From the above data, our target variable is global_active_power. In other words, global_active_power is our dependent variable, whereas other variables are our independent variables. Since our dependent variable data type is float or decimal, our model would invariably be linear regression, a prevalent supervised learning machine learning model. Before any further operations on the data, it is necessary to check for missing values and treat accordingly.

Correlation and Outlier

Before I go further into the procedures and steps taken in the course of building the model, I will like to stress an essential concept I learned about the dependent variable. From my research, I decipher that ‘active power’ is a useful power; thus, the energy that powers our electronics, bulb, heater e.t.c. In an ideal system, the amount of power supplied should equate the amount of power utilized within a given period.
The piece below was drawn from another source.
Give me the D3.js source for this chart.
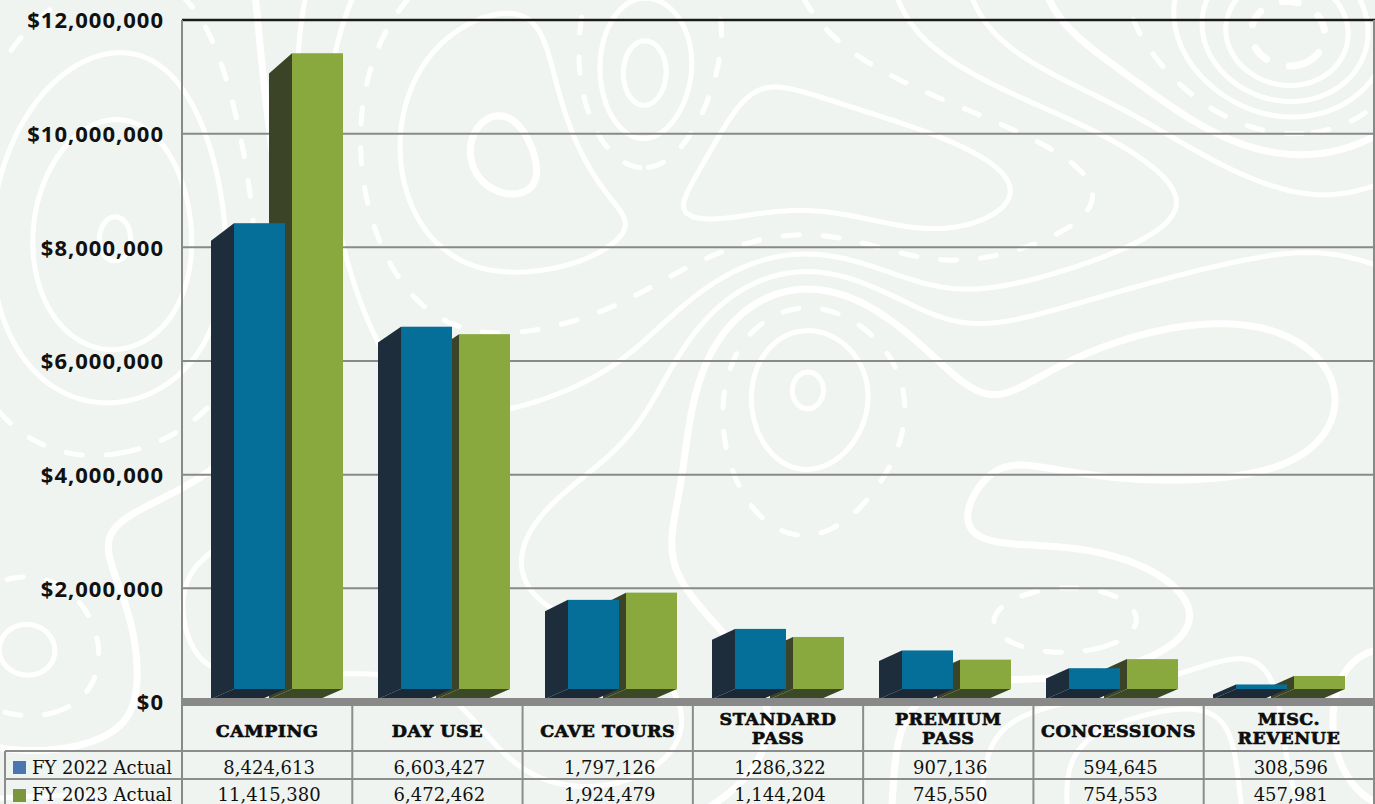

Consequently, the simplest means to detect irregular consumption of power would be through outlier detection. Thus Utility customers with an unusual amount of consumption of electricity, especially when compared with the amount of electricity supplied, such usage or consumption may be deem or considered suspicious.
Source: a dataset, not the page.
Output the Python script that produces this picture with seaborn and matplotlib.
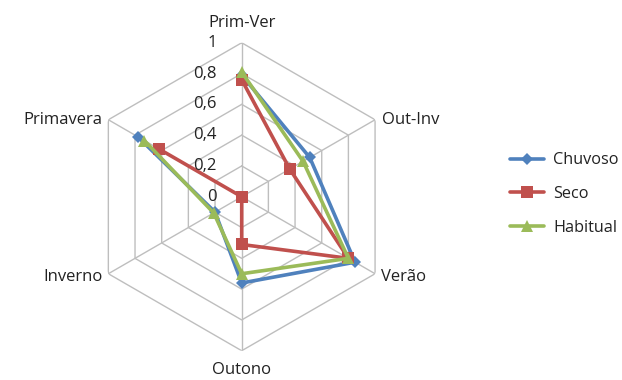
import numpy as np
import pandas as pd
import matplotlib
matplotlib.use("Agg")
import matplotlib.pyplot as plt
import seaborn as sns

# --- Dados ---
categorias = ["Prim-Ver", "Out-Inv", "Verão", "Outono", "Inverno", "Primavera"]
chuvoso = [0.79, 0.51, 0.85, 0.56, 0.20, 0.78]
seco = [0.76, 0.36, 0.80, 0.31, 0.00, 0.62]
habitual = [0.81, 0.46, 0.80, 0.50, 0.21, 0.73]
rticks = [0, 0.2, 0.4, 0.6, 0.8, 1]
rtick_labels = ["0", "0,2", "0,4", "0,6", "0,8", "1"]

series = {"Chuvoso": chuvoso, "Seco": seco, "Habitual": habitual}
cores = {"Chuvoso": "#4F81BD", "Seco": "#C0504D", "Habitual": "#9BBB59"}
marcadores = {"Chuvoso": "D", "Seco": "s", "Habitual": "^"}
tamanhos = {"Chuvoso": 6.5, "Seco": 8, "Habitual": 8.5}

sns.set_style("white")
plt.rcParams["font.family"] = ["Open Sans", "DejaVu Sans"]
fs = 12
cor_texto = "#222222"

n = len(categorias)
angulos = np.linspace(0, 2 * np.pi, n, endpoint=False)
ang_fechado = np.append(angulos, angulos[0])

fig = plt.figure(figsize=(6.22, 3.80), dpi=100)
ax = fig.add_axes([0.141, 0.077, 0.4952, 0.8105], projection="polar")
ax.set_theta_offset(np.pi / 2)
ax.set_theta_direction(-1)
ax.set_ylim(0, 1)
ax.grid(False)
ax.spines["polar"].set_visible(False)
ax.set_xticks([])
ax.set_yticks([])
ax.set_facecolor("none")

# grade hexagonal
grade = "#BEBEBE"
for r in rticks[1:]:
    ax.plot(ang_fechado, [r] * (n + 1), color=grade, lw=1, zorder=0)
for a in angulos:
    ax.plot([a, a], [0, 1], color=grade, lw=1, zorder=0)

# séries
for nome, valores in series.items():
    df = pd.DataFrame({"ang": ang_fechado, "valor": valores + valores[:1]})
    sns.lineplot(data=df, x="ang", y="valor", ax=ax, sort=False,
                 color=cores[nome], lw=2.6, marker=marcadores[nome],
                 markersize=tamanhos[nome], markeredgewidth=0,
                 label=nome, zorder=3)

ax.set_xlabel("")
ax.set_ylabel("")

# rótulos do eixo radial
for v, t in zip(rticks, rtick_labels):
    ax.annotate(t, xy=(0, v), xytext=(-18, 0), textcoords="offset points",
                ha="right", va="center", fontsize=fs, color=cor_texto)

# rótulos das categorias
offsets = [((0, 11), "center", "baseline"), ((5, 0), "left", "center"),
           ((4, -2), "left", "center"), ((0, -8), "center", "top"),
           ((-4, -2), "right", "center"), ((-4, 0), "right", "center")]
for a, cat, (off, ha, va) in zip(angulos, categorias, offsets):
    ax.annotate(cat, xy=(a, 1), xytext=off, textcoords="offset points",
                ha=ha, va=va, fontsize=fs, color=cor_texto)

ax.legend_.remove()
h, l = ax.get_legend_handles_labels()
fig.legend(h, l, loc="center left", bbox_to_anchor=(0.797, 0.489), frameon=False,
           fontsize=11.7, handlelength=2.1, labelspacing=1.1, handletextpad=0.55,
           labelcolor=cor_texto)

plt.savefig("out.png", dpi=100)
From the above visualization we understand the correlation coefficient of the various variables. However, we stand a better chance of understanding the correlation of other variables, i.e. independent variables with the target variable or independent variable.

We can see very clearly that there are a few irregulars activate power amount via the above box plot.

Check Feature Importance

Knowing the key features of your model would go a long way to improve the overall performance of the model. It would also provide rich information about the features that can make or break our model. Tree-based algorithms like Decision tree, Random Forest e.t.c are suitable for knowing essential features in your models.

Base Model

Having a base model is a critical step to the art and craft of model building. Through a base model, the practitioner can effectively measure and compare model performance and improvement. We can implement a base model with the scikit-learn dummy model function. Personally, I usually, if it is a Linear Regression problem, customize mine as follows:

# Find the mean of the target variable
meansimple = elect_theft_trim['global_active_power'].mean()
print(meansimple)

#We use the numpy repeat function to simulate a predicition
y_base = elect_theft_trim['global_active_power'].values
y_pred = np.repeat(meansimple,len(elect_theft_trim['global_active_power']))
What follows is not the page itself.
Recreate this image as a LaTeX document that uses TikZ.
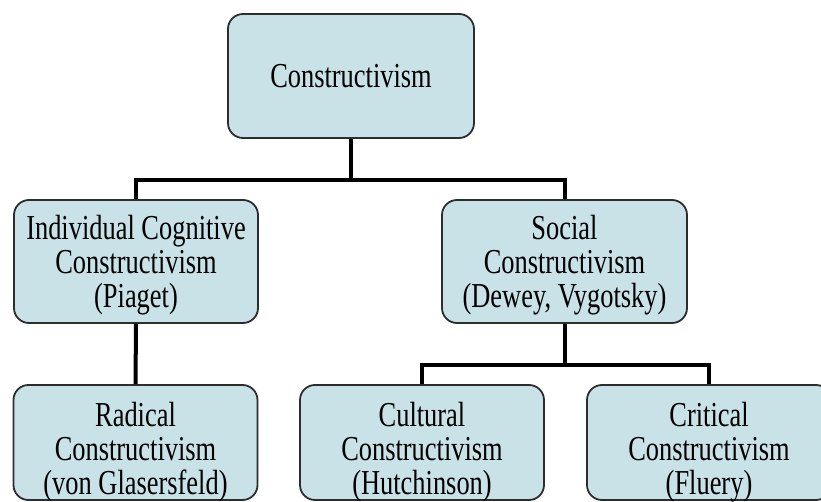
\documentclass[tikz,border=0pt]{standalone}
\usepackage{fontspec}
\setmainfont{Liberation Serif}[FakeStretch=0.755]
\definecolor{boxfill}{RGB}{200,226,232}
\definecolor{boxline}{RGB}{45,45,45}
\tikzset{
	conbox/.style={draw=boxline, line width=1.8pt, fill=boxfill, rounded corners=15pt,
		align=center, inner sep=0pt, text depth=0pt, font=\fontsize{35}{34}\selectfont},
	lowbox/.style={conbox, minimum width=244pt, minimum height=115pt, text height=104pt},
	link/.style={black, line width=4pt}
}
\begin{document}
\begin{tikzpicture}[x=1pt, y=1pt]
		% Draw frame
		\useasboundingbox (0,0) rectangle (821,-502);
		\clip (0,0) rectangle (821,-502);
		\fill [white] (0,0) rectangle (821,-502);
		% Draw boxes
		\node [conbox, minimum width=246pt, minimum height=124pt] (con) at (351,-76) {Constructivism};
		\node [conbox, minimum width=244pt, minimum height=123pt] (ind) at (136,-261.5) {Individual Cognitive\\Constructivism\\(Piaget)};
		\node [conbox, minimum width=245pt, minimum height=123pt] (soc) at (564.5,-261.5) {Social\\Constructivism\\(Dewey, Vygotsky)};
		\node [lowbox] (rad) at (135.5,-442.5) {Radical\\Constructivism\\(von Glasersfeld)};
		\node [lowbox] (cul) at (422,-442.5) {Cultural\\Constructivism\\(Hutchinson)};
		\node [lowbox] (cri) at (709,-442.5) {Critical\\Constructivism\\(Fluery)};
		% Draw connectors
		\coordinate (j1) at (351,-180);
		\coordinate (j2) at (564.5,-365);
		\draw [link] (con.south) -- (j1);
		\draw [link] (ind.north) |- (j1) -| (soc.north);
		\draw [link] (ind.south) -- (rad.north);
		\draw [link] (soc.south) -- (j2);
		\draw [link] (cul.north) |- (j2) -| (cri.north);
	\end{tikzpicture}
\end{document}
#let also show that R_square is equal to zero.
r2_score(y_base,y_pred)

Build Various Random Model

A popular cliche in machine learning says: All models are wrong, but some are useful. The wisdom behind this axiom stems from the fact that as a practitioner no one model is right for a problem hence one must cultivate the habit of building several models as a veritable means of knowing which may be useful or practical for the situation or data at hand. The approach is to create a different version of the primary dataset base on other functionalities carried out on the dataset. For instance, in the Power theft problem, I made the following versions:

  • Original Data: This usually the untampered version of our original datasets
  • Standardized Data: Some school of thought opined that regression model performs better when the data is Standardized
  • PCA Reduction Data: There may also be the need to reduce the variables of datasets through Principle Component Analysis.

I usually pass these versions through various algorithms via a giant loop to check their respective performance. I call this process, Out-of-the-box-models.

From the above, we can choose the models with the best F1 score for further tuning and improvement. The above steps are the way and manner I approach model Building and machine learning task. I hope you have learned something today. Bye!